2. Heat Gun + Scraper + Sand - this is what I used recently and seemed to work well. The idea is to get as much tar off the boards, so when you sand it doesn't clog (as much). 
3. There is a solvent (and I forget the name, I'm sure someone will post), which works like a paint stripper. Apparently Petrol can also work?  
Either way, you would probably want to sand after removal, because it's unlikely you'll get all the tar out of the grain. I wouldn't have thought coatings would adhere to it particularly well either. 
There's plently of floor guru's in here, so they'll no doubt add more.

----------


## Lamo

Hey thanks for the quick reply.  
The tar is not a problem as there is only a little bit i.e. 10 square centimeters in total. The glue (what I assume to be glue) has been spread all over the floor. 
My first thought on what this may be was that someone had tried to mop the floor with some sort of industrial strenght cleaner and eaten off the top layer of varnish. I will have to post up a photo of what I mean - I don't think I am describing it very well.

----------


## Dusty

My guess is to use Kerosene to nullify the stickiness of the glue prior to sanding. 
As most of these glues are petroleum based the Kero quickly renders it useless, enabling you to remove the glue fairly easily.  HERE are some recent glue removal jobs I've performed using Kero to kill the glue along with a heap of sanding.

----------


## Lamo

OK!
The Glue is not sticky at all - it seems to be quite old.

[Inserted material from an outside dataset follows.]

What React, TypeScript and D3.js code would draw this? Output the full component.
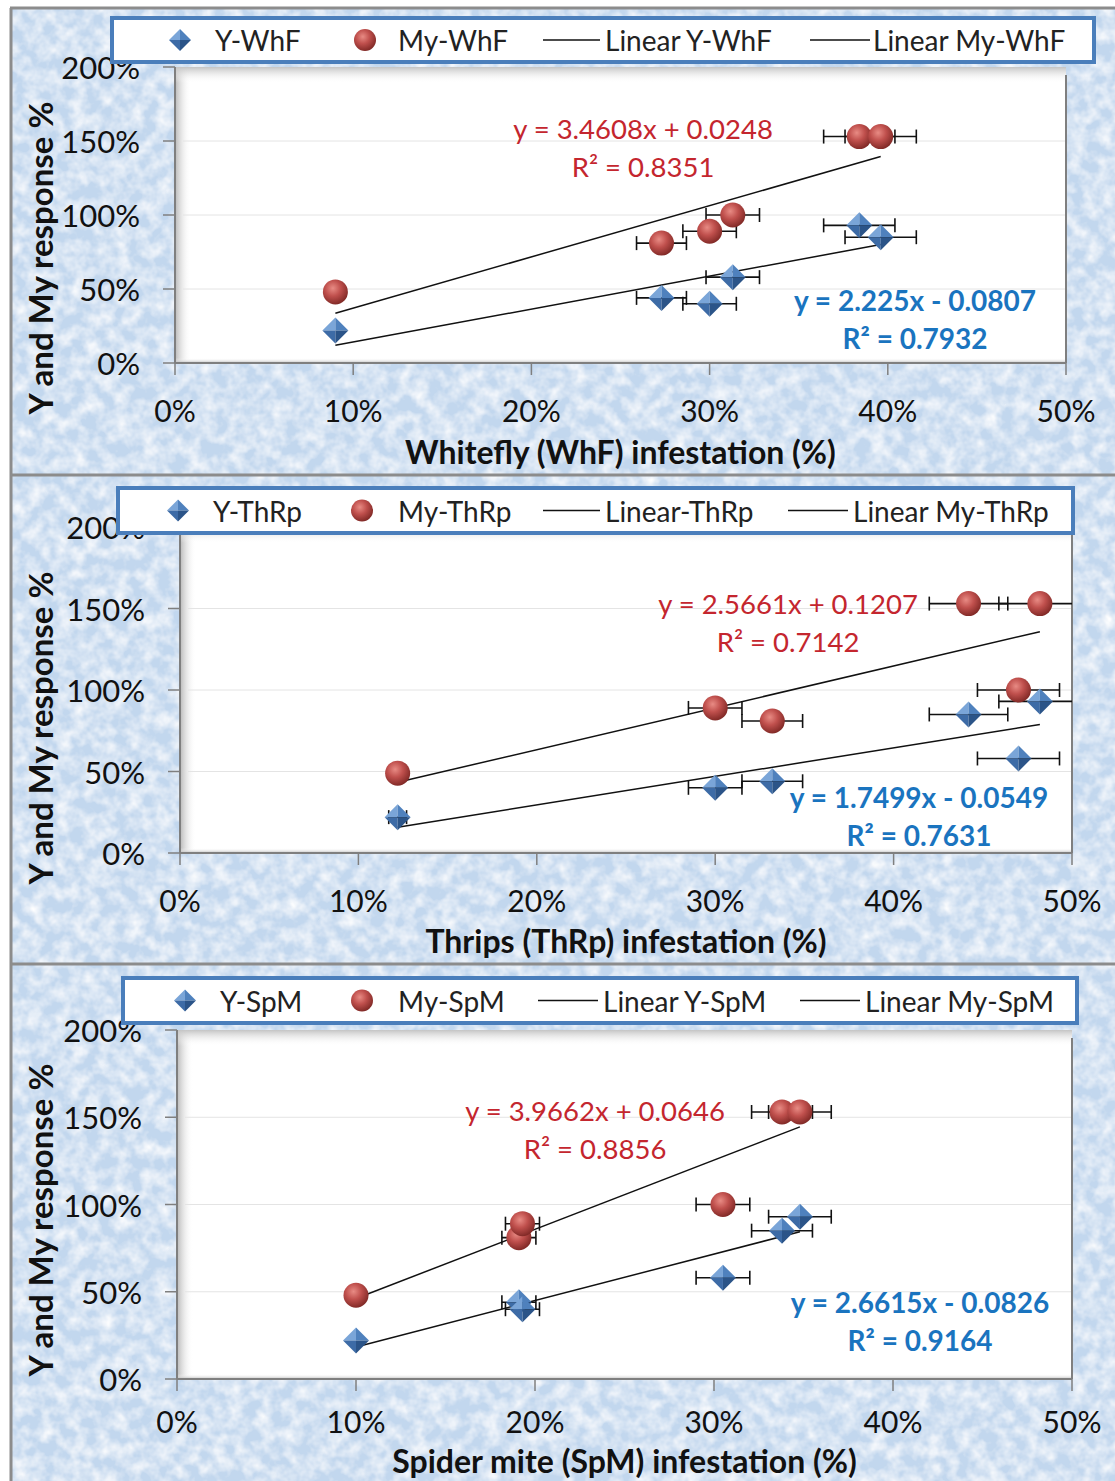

The carpet and underlay that we just lifted did not have the underlay glued down and the carpet itself was quite worn so I would guess it is well more than 5 - 10 years old.
Anyway it was easy to remove (still time consuming though) We simply soaked an area with suger soap and scrubbed it with a scrubbing brush and then scourers. Thats it. It still takes about an hour to do 1 square meter.

----------


## shanetorque

Carpet layers often use a latex/water mixture to stick the foam underlay to the sub floor. it helps hold it in place while the carpet is stretched but as you have found doesn't hold on forever. 
This being a possibility I'd do an adhesion test before you attempt to re coat the floor.

----------